----- PROVIDED DATA -----

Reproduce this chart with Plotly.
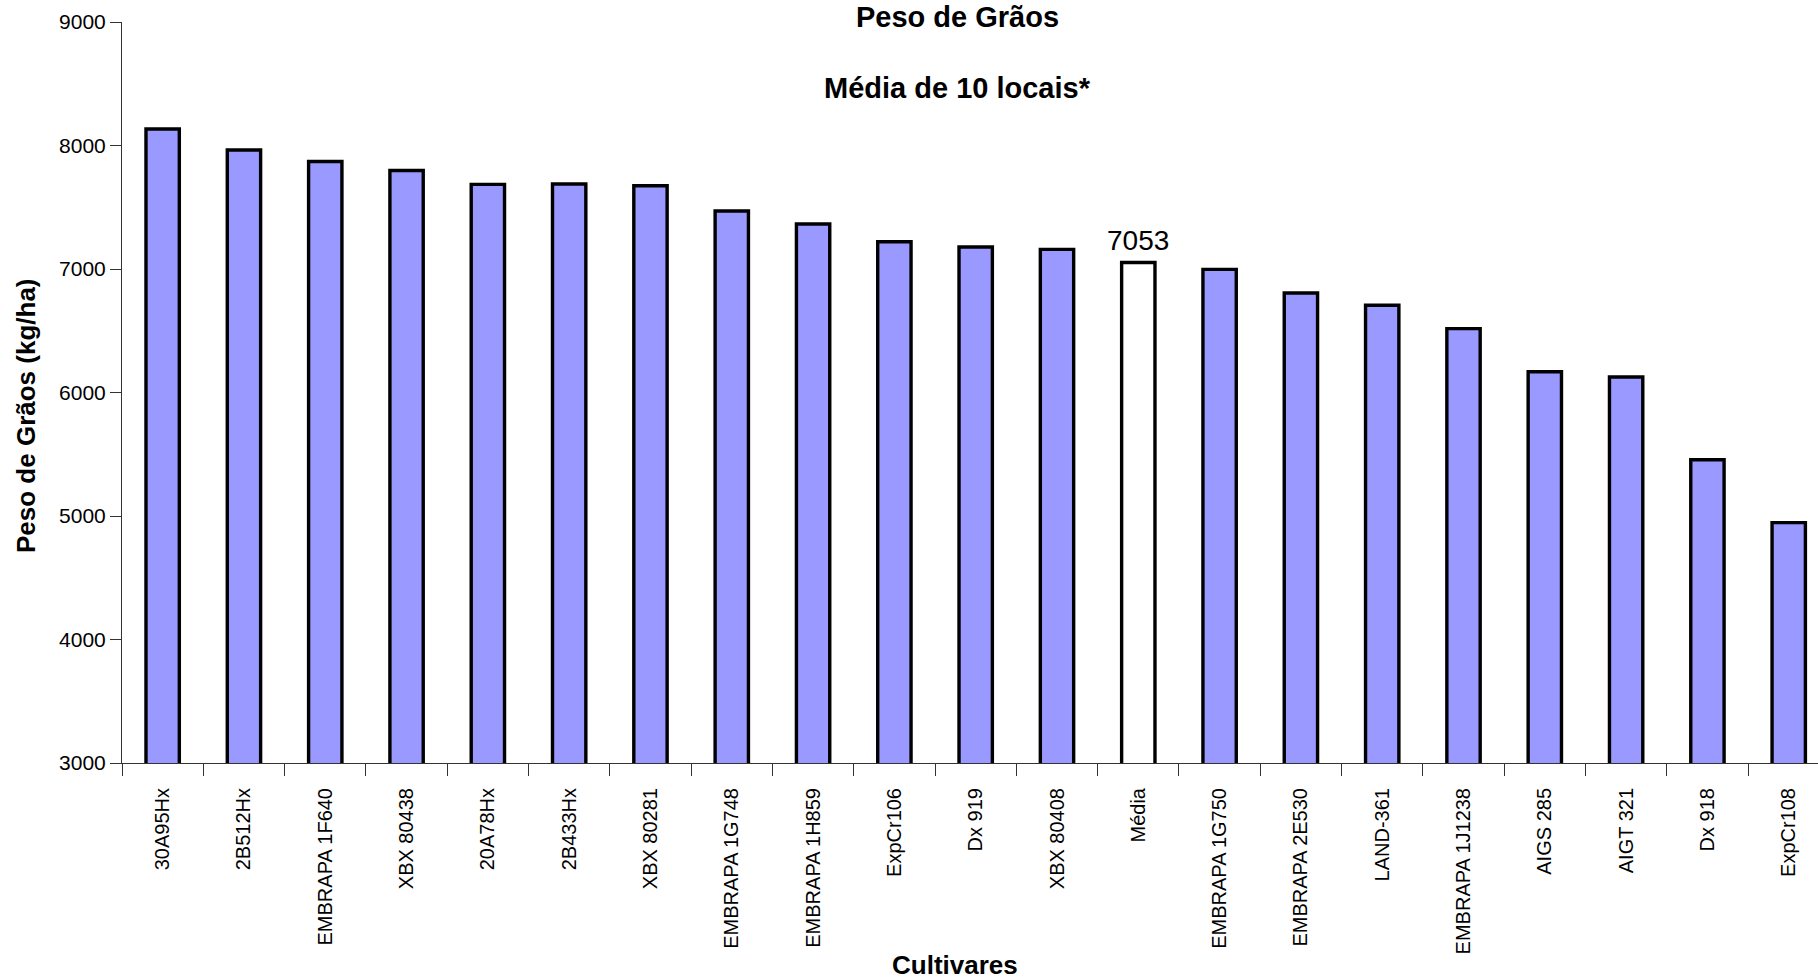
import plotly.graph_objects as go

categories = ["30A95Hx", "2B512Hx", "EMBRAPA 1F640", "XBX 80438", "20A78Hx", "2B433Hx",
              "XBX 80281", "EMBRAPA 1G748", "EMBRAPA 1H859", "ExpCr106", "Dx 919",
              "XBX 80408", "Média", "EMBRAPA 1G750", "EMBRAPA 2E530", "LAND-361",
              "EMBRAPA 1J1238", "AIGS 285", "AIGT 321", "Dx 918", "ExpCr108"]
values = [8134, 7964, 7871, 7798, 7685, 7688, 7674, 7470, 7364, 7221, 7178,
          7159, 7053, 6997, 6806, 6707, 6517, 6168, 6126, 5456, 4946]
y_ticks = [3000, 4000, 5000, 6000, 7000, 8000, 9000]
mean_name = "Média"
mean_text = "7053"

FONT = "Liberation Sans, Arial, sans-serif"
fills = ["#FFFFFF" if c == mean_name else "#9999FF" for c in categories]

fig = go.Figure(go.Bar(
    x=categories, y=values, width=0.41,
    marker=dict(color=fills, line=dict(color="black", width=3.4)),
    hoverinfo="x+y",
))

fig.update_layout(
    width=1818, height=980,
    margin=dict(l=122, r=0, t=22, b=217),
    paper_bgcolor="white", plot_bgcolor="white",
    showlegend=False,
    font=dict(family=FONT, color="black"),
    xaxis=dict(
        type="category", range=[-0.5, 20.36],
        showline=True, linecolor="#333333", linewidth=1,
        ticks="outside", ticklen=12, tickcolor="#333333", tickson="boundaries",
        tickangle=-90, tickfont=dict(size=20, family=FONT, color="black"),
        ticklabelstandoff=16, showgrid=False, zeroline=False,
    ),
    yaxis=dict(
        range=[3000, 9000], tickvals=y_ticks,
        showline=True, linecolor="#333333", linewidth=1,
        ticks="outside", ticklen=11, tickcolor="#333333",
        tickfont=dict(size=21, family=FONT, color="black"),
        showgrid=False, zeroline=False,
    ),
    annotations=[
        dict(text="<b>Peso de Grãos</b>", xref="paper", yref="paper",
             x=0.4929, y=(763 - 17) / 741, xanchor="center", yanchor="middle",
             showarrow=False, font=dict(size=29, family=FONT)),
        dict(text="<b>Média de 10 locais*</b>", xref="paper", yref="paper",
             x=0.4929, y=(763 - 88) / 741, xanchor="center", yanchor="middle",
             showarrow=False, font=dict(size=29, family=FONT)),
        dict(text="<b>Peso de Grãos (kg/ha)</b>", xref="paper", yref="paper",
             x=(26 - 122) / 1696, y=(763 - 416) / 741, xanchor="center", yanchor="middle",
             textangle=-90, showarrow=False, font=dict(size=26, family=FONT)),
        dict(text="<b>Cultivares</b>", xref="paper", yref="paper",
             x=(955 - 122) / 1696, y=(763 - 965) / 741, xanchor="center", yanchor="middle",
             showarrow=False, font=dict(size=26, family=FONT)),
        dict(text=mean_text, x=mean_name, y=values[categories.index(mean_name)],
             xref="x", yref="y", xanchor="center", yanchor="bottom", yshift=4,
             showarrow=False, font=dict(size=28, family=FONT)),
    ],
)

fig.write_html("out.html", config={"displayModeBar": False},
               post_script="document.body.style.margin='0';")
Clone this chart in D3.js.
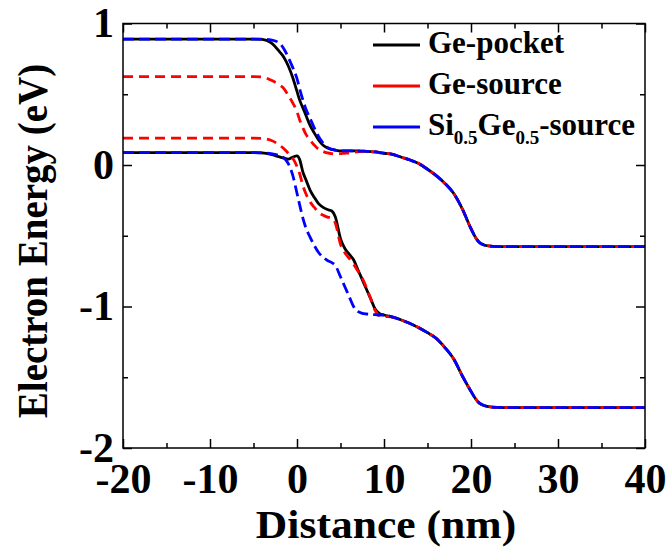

-----

* **REQUEST**
In the copy, include no pictures; restate the listing above exactly.

* **OUTPUT FOR THIS EXERCISE**
Reproduce this chart with Plotly.
import plotly.graph_objects as go

categories = ["30A95Hx", "2B512Hx", "EMBRAPA 1F640", "XBX 80438", "20A78Hx", "2B433Hx",
              "XBX 80281", "EMBRAPA 1G748", "EMBRAPA 1H859", "ExpCr106", "Dx 919",
              "XBX 80408", "Média", "EMBRAPA 1G750", "EMBRAPA 2E530", "LAND-361",
              "EMBRAPA 1J1238", "AIGS 285", "AIGT 321", "Dx 918", "ExpCr108"]
values = [8134, 7964, 7871, 7798, 7685, 7688, 7674, 7470, 7364, 7221, 7178,
          7159, 7053, 6997, 6806, 6707, 6517, 6168, 6126, 5456, 4946]
y_ticks = [3000, 4000, 5000, 6000, 7000, 8000, 9000]
mean_name = "Média"
mean_text = "7053"

FONT = "Liberation Sans, Arial, sans-serif"
fills = ["#FFFFFF" if c == mean_name else "#9999FF" for c in categories]

fig = go.Figure(go.Bar(
    x=categories, y=values, width=0.41,
    marker=dict(color=fills, line=dict(color="black", width=3.4)),
    hoverinfo="x+y",
))

fig.update_layout(
    width=1818, height=980,
    margin=dict(l=122, r=0, t=22, b=217),
    paper_bgcolor="white", plot_bgcolor="white",
    showlegend=False,
    font=dict(family=FONT, color="black"),
    xaxis=dict(
        type="category", range=[-0.5, 20.36],
        showline=True, linecolor="#333333", linewidth=1,
        ticks="outside", ticklen=12, tickcolor="#333333", tickson="boundaries",
        tickangle=-90, tickfont=dict(size=20, family=FONT, color="black"),
        ticklabelstandoff=16, showgrid=False, zeroline=False,
    ),
    yaxis=dict(
        range=[3000, 9000], tickvals=y_ticks,
        showline=True, linecolor="#333333", linewidth=1,
        ticks="outside", ticklen=11, tickcolor="#333333",
        tickfont=dict(size=21, family=FONT, color="black"),
        showgrid=False, zeroline=False,
    ),
    annotations=[
        dict(text="<b>Peso de Grãos</b>", xref="paper", yref="paper",
             x=0.4929, y=(763 - 17) / 741, xanchor="center", yanchor="middle",
             showarrow=False, font=dict(size=29, family=FONT)),
        dict(text="<b>Média de 10 locais*</b>", xref="paper", yref="paper",
             x=0.4929, y=(763 - 88) / 741, xanchor="center", yanchor="middle",
             showarrow=False, font=dict(size=29, family=FONT)),
        dict(text="<b>Peso de Grãos (kg/ha)</b>", xref="paper", yref="paper",
             x=(26 - 122) / 1696, y=(763 - 416) / 741, xanchor="center", yanchor="middle",
             textangle=-90, showarrow=False, font=dict(size=26, family=FONT)),
        dict(text="<b>Cultivares</b>", xref="paper", yref="paper",
             x=(955 - 122) / 1696, y=(763 - 965) / 741, xanchor="center", yanchor="middle",
             showarrow=False, font=dict(size=26, family=FONT)),
        dict(text=mean_text, x=mean_name, y=values[categories.index(mean_name)],
             xref="x", yref="y", xanchor="center", yanchor="bottom", yshift=4,
             showarrow=False, font=dict(size=28, family=FONT)),
    ],
)

fig.write_html("out.html", config={"displayModeBar": False},
               post_script="document.body.style.margin='0';")
Clone this chart in D3.js.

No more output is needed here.